The piece (Have you read it yet? Do so before pressing onward.) deals with storytelling, which is likely why I find myself so drawn to it year after year.  Storytelling is, for me, a fundamental piece of personal and human existence, the lens through which I view the world.  Events demarcate new tales and chapters; characters enter, vanish, appear unexpectedly after long absences, and subtly but profoundly change the narrator; settings shift; themes, symbols, motifs become oddly apparent...  I declare it in my Facebook "About Me," (and where is there a more authoritative declaration of my existence?) "Storytelling above all."

And it just so happens that I agree with all of Mr. Hodgman's assessments about storytelling.  Maybe he was the one who shaped my own assessments in the first place.  It's hard to say.  First, that it is an oral tradition.  Your ear is reading this more than your eye.  But more importantly, that it serves three functions: "to inform, as in relay news and record history; to instruct, as in pass down a set of moral guidelines; and to entertain."  When I write or tell stories, particularly for children, I aim to juggle all three of these functions at once.  Sometimes the juggling leads to imbalance, and the moral guidelines are hammered home in heavy-handed fashion at the journey's end, or the entertainment is an abundance of puns, or a narrator must intercede to spell out the information.  But in general, I am for all three, and I like to think I do pretty well.  Rarely, though, do I think of that fourth function, that function that served early storytellers and listeners as they "desperately needed distraction, and reassurance that they were not alone."

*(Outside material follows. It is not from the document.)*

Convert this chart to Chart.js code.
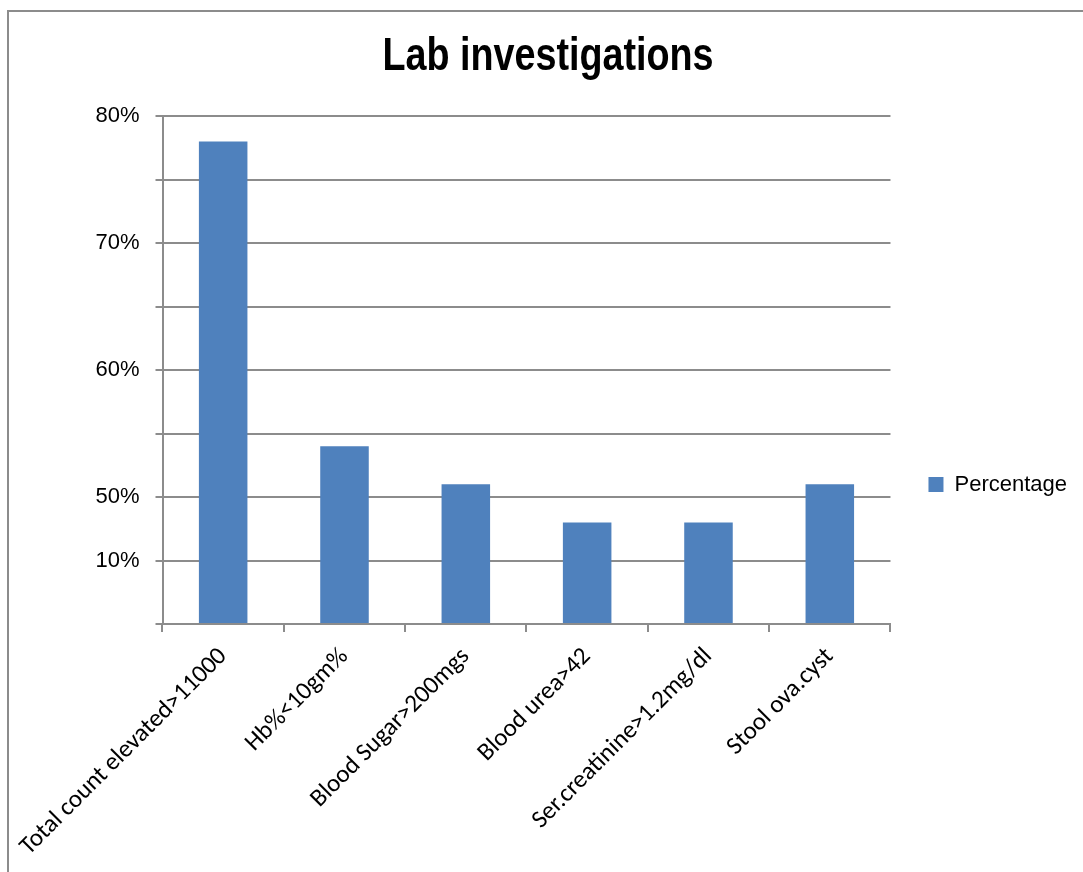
<!DOCTYPE html>
<html>
<head>
<meta charset="utf-8">
<title>Lab investigations</title>
<script src="https://cdn.jsdelivr.net/npm/chart.js@4.4.1/dist/chart.umd.min.js"></script>
<style>
  html, body { margin: 0; padding: 0; background: #ffffff; overflow: hidden; }
  #wrap { position: relative; width: 1083px; height: 872px; overflow: hidden; }
  /* sheet frame: only its top and left edges fall inside the page */
  #frame { position: absolute; left: 7px; top: 10px; width: 1300px; height: 1100px;
           border-top: 2px solid #8c8c8c; border-left: 2px solid #8c8c8c; }
  #chart { position: absolute; left: 0; top: 0; }
</style>
</head>
<body>
<div id="wrap">
  <div id="frame"></div>
  <canvas id="chart" width="1083" height="872"></canvas>
</div>
<script>
// Categories along the x axis
const categories = [
  'Total count elevated>11000',
  'Hb%<10gm%',
  'Blood Sugar>200mgs',
  'Blood urea>42',
  'Ser.creatinine>1.2mg/dl',
  'Stool ova.cyst'
];

// Bar heights, in gridline units (one gridline = 10)
const percentage = [76, 28, 22, 16, 16, 22];

// Labels printed beside the y gridlines, bottom to top
const yTickLabels = ['', '10%', '50%', '', '60%', '', '70%', '', '80%'];

const seriesName = 'Percentage';
const chartTitle = 'Lab investigations';

const AXIS_GREY = '#8c8c8c';
const BAR_BLUE = '#4f81bd';
const SANS = "'Liberation Sans', Arial, sans-serif";
const LABEL_FONT = "Carlito, Calibri, Lato, sans-serif";

// Draws the title block horizontally condensed, like a narrow bold face
const condensedTitle = {
  id: 'condensedTitle',
  afterLayout(chart, args, opts) {
    const block = chart.titleBlock;
    if (!block || block._condensed) return;
    const draw = block.draw.bind(block);
    block.draw = function () {
      const ctx = chart.ctx;
      const cx = (block.left + block.right) / 2;
      ctx.save();
      ctx.translate(cx, 0);
      ctx.scale(opts.factor, 1);
      ctx.translate(-cx, 0);
      draw();
      ctx.restore();
    };
    block._condensed = true;
  }
};

new Chart(document.getElementById('chart'), {
  type: 'bar',
  data: {
    labels: categories,
    datasets: [{
      label: seriesName,
      data: percentage,
      backgroundColor: BAR_BLUE,
      borderWidth: 0,
      barPercentage: 0.4,
      categoryPercentage: 1
    }]
  },
  plugins: [condensedTitle],
  options: {
    responsive: false,
    animation: false,
    devicePixelRatio: 1,
    layout: { padding: { left: 19, right: 6, top: 0, bottom: 0 } },
    plugins: {
      condensedTitle: { factor: 0.82 },
      title: {
        display: true,
        text: chartTitle,
        color: '#000000',
        font: { family: SANS, size: 46, weight: 'bold', lineHeight: 1.2 },
        padding: { top: 30, bottom: 31 }
      },
      legend: {
        position: 'right',
        align: 'center',
        // empty spacer title pushes the single entry down the side panel
        title: { display: true, text: '', font: { size: 10, lineHeight: 1.2 }, padding: { top: 85, bottom: 0 } },
        labels: {
          boxWidth: 15,
          boxHeight: 15,
          padding: 38,
          color: '#000000',
          font: { family: SANS, size: 22 }
        }
      },
      tooltip: { enabled: false }
    },
    scales: {
      x: {
        grid: {
          display: true,
          drawOnChartArea: false,
          drawTicks: true,
          tickLength: 8,
          offset: true,
          color: AXIS_GREY,
          lineWidth: 2
        },
        border: { display: true, color: AXIS_GREY, width: 2 },
        ticks: {
          autoSkip: false,
          minRotation: 45,
          maxRotation: 45,
          padding: 10,
          color: '#000000',
          font: { family: LABEL_FONT, size: 25 }
        },
        afterFit(scale) {
          scale.height = 248;
          scale.paddingLeft = 0;
          scale.paddingRight = 0;
        }
      },
      y: {
        min: 0,
        max: 80,
        ticks: {
          stepSize: 10,
          padding: 16,
          color: '#000000',
          font: { family: SANS, size: 22 },
          callback: (value, index) => yTickLabels[index]
        },
        grid: {
          color: AXIS_GREY,
          lineWidth: 2,
          drawTicks: true,
          tickLength: 7
        },
        border: { display: true, color: AXIS_GREY, width: 2 },
        afterFit(scale) {
          scale.width = 143.5;
          scale.paddingTop = 0;
          scale.paddingBottom = 0;
        }
      }
    }
  }
});
</script>
</body>
</html>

I believe that is why I turn to this piece every year, rather than returning to stark images of the day's events or replayed footage on CNN.  This piece allows me to remember, but also to distract myself with a reflection on storytelling.  To distract myself from the fact that eleven years ago, my story, the story of all Americans, the story of all the world, changed suddenly.  Some of the stories, those we remember with the greatest solemnity and sorrow, ended that day, far earlier than the narrative conventions we, as a society had established suggested that they should.  Those of us whose lives were not taken found not a single, tragic period at the end of the sentence that morning, but an ellipsis, leading us into our next uncertain chapter.

As a world, as a nation, and, if I may be so bold as to speak to this level, as individuals, we have since entered new chapters, but no event has so dramatically changed the collective landscape we share as storytellers.  (And we are all storytellers.)  Narrative conventions of security and comfort shifted.  New characters were introduced, and the character of old characters changed.  The unwavering voice we once used to tell our stories proved prone to cracking, to breaking, to being utterly at a loss for words.

Eleven years later, the storytelling atmosphere has, erratic and mutable as it is, changed again.  Stories of that day and the days that follow are now told to serve Hodgman's first three functions.  Novels, films, plays, television specials, all exist now that examine that day, and all of them serve to represent the change that occurred in the way we tell our collective story.  The stories are all different, but, even without having read/heard/seen all, or even most of them, I can speak to one common element they share.  These stories, like all stories, work to show that stories, like storytelling, like the presence of and need for storytellers, lives on.

So today, as we reflect on our own stories, perhaps focused on those "I was _______ when I heard," moments, leading into the great ellipsis of our time, we should share them with each other.  Share them not necessarily to inform, to instruct, or to entertain.  Share them so that "we may gather and distract one another, take comfort in our proximity, and know that we are, at this moment, safe."

I am, like John Hodgman, only humbled: to be here, to be alive.